[PROBLEM REQUIREMENTS]
Your task is to reproduce, verbatim and without pictures, the lines from the opening of the listing through the line containing "3.5, 1.3, 0];".

[INFORMATION SHOWN]
-- begin --

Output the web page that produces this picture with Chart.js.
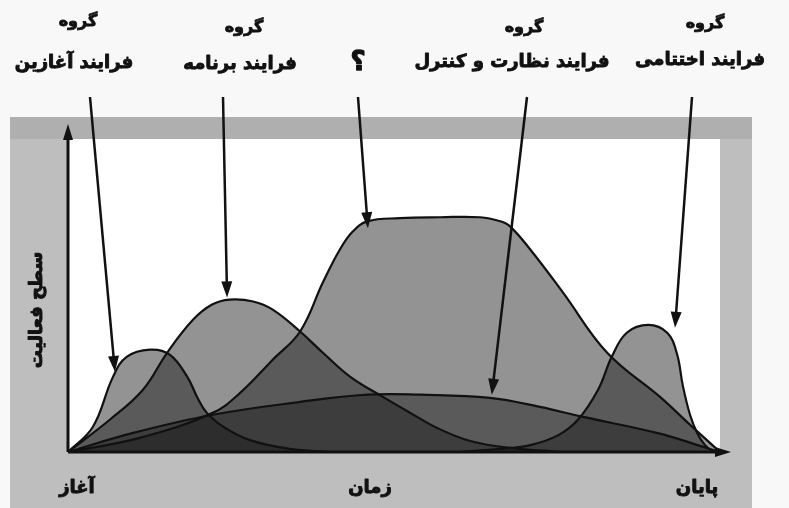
<!DOCTYPE html>
<html>
<head>
<meta charset="utf-8">
<script src="https://cdn.jsdelivr.net/npm/chart.js@4.4.1/dist/chart.umd.min.js"></script>
<style>
html, body { margin: 0; padding: 0; background: #f8f8f8; }
#wrap { width: 789px; height: 508px; }
</style>
</head>
<body>
<div id="wrap"><canvas id="grafico" width="789" height="508"></canvas></div>
<script>
// etiquetas del eje
const etiquetasX = ['آغاز', 'پایان'];
const tituloX = 'زمان';
const tituloY = 'سطح فعالیت';

// grupos de procesos (nombre de la serie)
const grupos = ['فرایند آغازین', 'فرایند برنامه', '؟', 'فرایند نظارت و کنترل', 'فرایند اختتامی'];

// valores (tiempo 0-100, nivel 0-100)
const aghazinX = [0, 3.8, 6.9, 9.0, 12.6, 15.6, 18.3, 19.8, 21.3, 24.1, 27.9, 34.0, 40.2];
const aghazinY = [0, 8.0, 24.0, 30.4, 32.7, 31.1, 24.0, 17.6, 12.5, 7.7, 3.8, 1.0, 0];

const barnameX = [0, 6.4, 11.5, 15.2, 19.2, 22.1, 24.8, 28.4, 31.4, 35.6, 39.1, 43.3, 48.3, 52.5, 56.6, 61.7, 67.8, 75.5];
const barnameY = [0, 10.3, 19.9, 31.7, 42.3, 47.1, 48.7, 48.1, 45.5, 38.5, 31.7, 24.0, 17.6, 12.5, 7.7, 3.5, 1.3, 0];

const ejraX = [0, 11.0, 22.2, 26.4, 31.4, 35.6, 39.1, 41.7, 43.7, 45.9, 50.9, 57.1, 63.2, 66.3, 67.8, 70.9, 75.9, 82.7, 90.8, 95.4, 100];
const ejraY = [0, 4.5, 12.5, 18.9, 29.5, 38.5, 54.2, 64.7, 70.5, 73.7, 74.7, 75, 75, 73.7, 72.1, 64.7, 51.0, 31.7, 17.6, 8.7, 0];

const nezaratX = [0, 10.0, 22.2, 35.6, 45.9, 54.0, 64.7, 72.4, 79.0, 90.3, 98.0, 100];
const nezaratY = [0, 6.1, 11.9, 16.0, 18.3, 18.3, 17.3, 14.4, 11.2, 6.1, 1.3, 0];

const ekhtetamiX = [60.1, 66.3, 70.9, 75.2, 78.2, 81.3, 83.4, 85.7, 89.0, 91.9, 93.4, 94.3, 95.4, 96.5, 97.7, 98.9, 100];
const ekhtetamiY = [0, 1.0, 2.2, 5.4, 10.3, 19.9, 30.4, 38.1, 40.6, 38.1, 31.4, 21.2, 11.9, 6.1, 2.2, 0.3, 0];

function puntos(xs, ys) {
    return xs.map((x, i) => ({ x: x, y: ys[i] }));
}

// flechas: inicio en píxeles (bajo el texto), punta en coordenadas de datos
const flechas = [
    { desde: [90, 97], hasta: [7.2, 25.6] },
    { desde: [223, 97], hasta: [24.4, 49.4] },
    { desde: [358, 97], hasta: [46.0, 71.5] },
    { desde: [527, 97], hasta: [65.0, 18.3] },
    { desde: [692, 97], hasta: [93.1, 39.7] }
];

// posiciones de los rótulos superiores
const rotulos = [
    { x: 78, y1: 22, x2: 74, y2: 63 },
    { x: 244, y1: 28, x2: 240, y2: 64 },
    { x: null, y1: 0, x2: 358, y2: 63 },
    { x: 524, y1: 28, x2: 512, y2: 62 },
    { x: 705, y1: 24, x2: 700, y2: 60 }
];

const FUENTE = '"DejaVu Sans", sans-serif';

function punta(ctx, x0, y0, x1, y1, largo, ancho) {
    const ang = Math.atan2(y1 - y0, x1 - x0);
    ctx.beginPath();
    ctx.moveTo(x1, y1);
    ctx.lineTo(x1 - largo * Math.cos(ang) + ancho / 2 * Math.sin(ang), y1 - largo * Math.sin(ang) - ancho / 2 * Math.cos(ang));
    ctx.lineTo(x1 - largo * Math.cos(ang) - ancho / 2 * Math.sin(ang), y1 - largo * Math.sin(ang) + ancho / 2 * Math.cos(ang));
    ctx.closePath();
    ctx.fill();
}

// texto grueso: relleno + trazo fino del mismo color
function textoGrueso(ctx, txt, x, y, tam) {
    ctx.font = 'bold ' + tam + 'px ' + FUENTE;
    ctx.lineWidth = tam / 20;
    ctx.strokeText(txt, x, y);
    ctx.fillText(txt, x, y);
}

const marco = {
    id: 'marco',
    beforeDraw(chart) {
        const ctx = chart.ctx;
        const a = chart.chartArea;
        ctx.save();
        ctx.fillStyle = '#f8f8f8';
        ctx.fillRect(0, 0, chart.width, chart.height);
        ctx.fillStyle = '#bebebe';
        ctx.fillRect(10, 117, 742, 391);
        ctx.fillStyle = '#afafaf';
        ctx.fillRect(10, 117, 742, 22);
        ctx.fillStyle = '#ffffff';
        ctx.fillRect(a.left, a.top, a.right - a.left, a.bottom - a.top);
        ctx.restore();
    },
    afterDraw(chart) {
        const ctx = chart.ctx;
        const a = chart.chartArea;
        const sx = chart.scales.x;
        const sy = chart.scales.y;
        ctx.save();
        ctx.strokeStyle = '#111';
        ctx.fillStyle = '#111';
        ctx.lineJoin = 'round';

        // ejes con flecha
        ctx.lineWidth = 3;
        ctx.beginPath();
        ctx.moveTo(a.left, a.bottom);
        ctx.lineTo(a.left, 134);
        ctx.moveTo(a.left, a.bottom);
        ctx.lineTo(722, a.bottom);
        ctx.stroke();
        punta(ctx, a.left, a.bottom, a.left, 124, 16, 10);
        punta(ctx, a.left, a.bottom, 731, a.bottom, 16, 10);

        // flechas hacia cada curva
        ctx.lineWidth = 2.5;
        flechas.forEach(f => {
            const tx = sx.getPixelForValue(f.hasta[0]);
            const ty = sy.getPixelForValue(f.hasta[1]);
            const ang = Math.atan2(ty - f.desde[1], tx - f.desde[0]);
            ctx.beginPath();
            ctx.moveTo(f.desde[0], f.desde[1]);
            ctx.lineTo(tx - 10 * Math.cos(ang), ty - 10 * Math.sin(ang));
            ctx.stroke();
            punta(ctx, f.desde[0], f.desde[1], tx, ty, 16, 11);
        });

        // textos
        ctx.direction = 'rtl';
        ctx.textAlign = 'center';
        ctx.textBaseline = 'middle';
        rotulos.forEach((r, i) => {
            if (r.x !== null) {
                textoGrueso(ctx, 'گروه', r.x, r.y1, 16);
            }
            textoGrueso(ctx, grupos[i], r.x2, r.y2, i === 2 ? 26 : 18);
        });

        textoGrueso(ctx, etiquetasX[0], 77, 488, 18);
        textoGrueso(ctx, tituloX, 370, 488, 18);
        textoGrueso(ctx, etiquetasX[1], 697, 488, 18);

        ctx.translate(37, 310);
        ctx.rotate(-Math.PI / 2);
        textoGrueso(ctx, tituloY, 0, 0, 18);
        ctx.restore();
    }
};

const relleno = 'rgba(30, 30, 30, 0.48)';

function serie(nombre, xs, ys) {
    return {
        label: nombre,
        data: puntos(xs, ys),
        borderColor: '#111',
        borderWidth: 2.2,
        backgroundColor: relleno,
        fill: 'origin',
        pointRadius: 0,
        tension: 0.4
    };
}

new Chart(document.getElementById('grafico'), {
    type: 'line',
    data: {
        datasets: [
            serie(grupos[0], aghazinX, aghazinY),
            serie(grupos[1], barnameX, barnameY),
            serie(grupos[2], ejraX, ejraY),
            serie(grupos[3], nezaratX, nezaratY),
            serie(grupos[4], ekhtetamiX, ekhtetamiY)
        ]
    },
    options: {
        responsive: false,
        animation: false,
        layout: { padding: { left: 68, right: 69, top: 139, bottom: 56 } },
        scales: {
            x: { type: 'linear', min: 0, max: 100, display: false },
            y: { min: 0, max: 100, display: false }
        },
        plugins: {
            legend: { display: false },
            tooltip: { enabled: false },
            filler: { drawTime: 'beforeDatasetsDraw' }
        }
    },
    plugins: [marco]
});
</script>
</body>
</html>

-- end --

[OUTPUT FOR THIS EXERCISE]
Output the web page that produces this picture with Chart.js.
<!DOCTYPE html>
<html>
<head>
<meta charset="utf-8">
<script src="https://cdn.jsdelivr.net/npm/chart.js@4.4.1/dist/chart.umd.min.js"></script>
<style>
html, body { margin: 0; padding: 0; background: #f8f8f8; }
#wrap { width: 789px; height: 508px; }
</style>
</head>
<body>
<div id="wrap"><canvas id="grafico" width="789" height="508"></canvas></div>
<script>
// etiquetas del eje
const etiquetasX = ['آغاز', 'پایان'];
const tituloX = 'زمان';
const tituloY = 'سطح فعالیت';

// grupos de procesos (nombre de la serie)
const grupos = ['فرایند آغازین', 'فرایند برنامه', '؟', 'فرایند نظارت و کنترل', 'فرایند اختتامی'];

// valores (tiempo 0-100, nivel 0-100)
const aghazinX = [0, 3.8, 6.9, 9.0, 12.6, 15.6, 18.3, 19.8, 21.3, 24.1, 27.9, 34.0, 40.2];
const aghazinY = [0, 8.0, 24.0, 30.4, 32.7, 31.1, 24.0, 17.6, 12.5, 7.7, 3.8, 1.0, 0];

const barnameX = [0, 6.4, 11.5, 15.2, 19.2, 22.1, 24.8, 28.4, 31.4, 35.6, 39.1, 43.3, 48.3, 52.5, 56.6, 61.7, 67.8, 75.5];
const barnameY = [0, 10.3, 19.9, 31.7, 42.3, 47.1, 48.7, 48.1, 45.5, 38.5, 31.7, 24.0, 17.6, 12.5, 7.7, 3.5, 1.3, 0];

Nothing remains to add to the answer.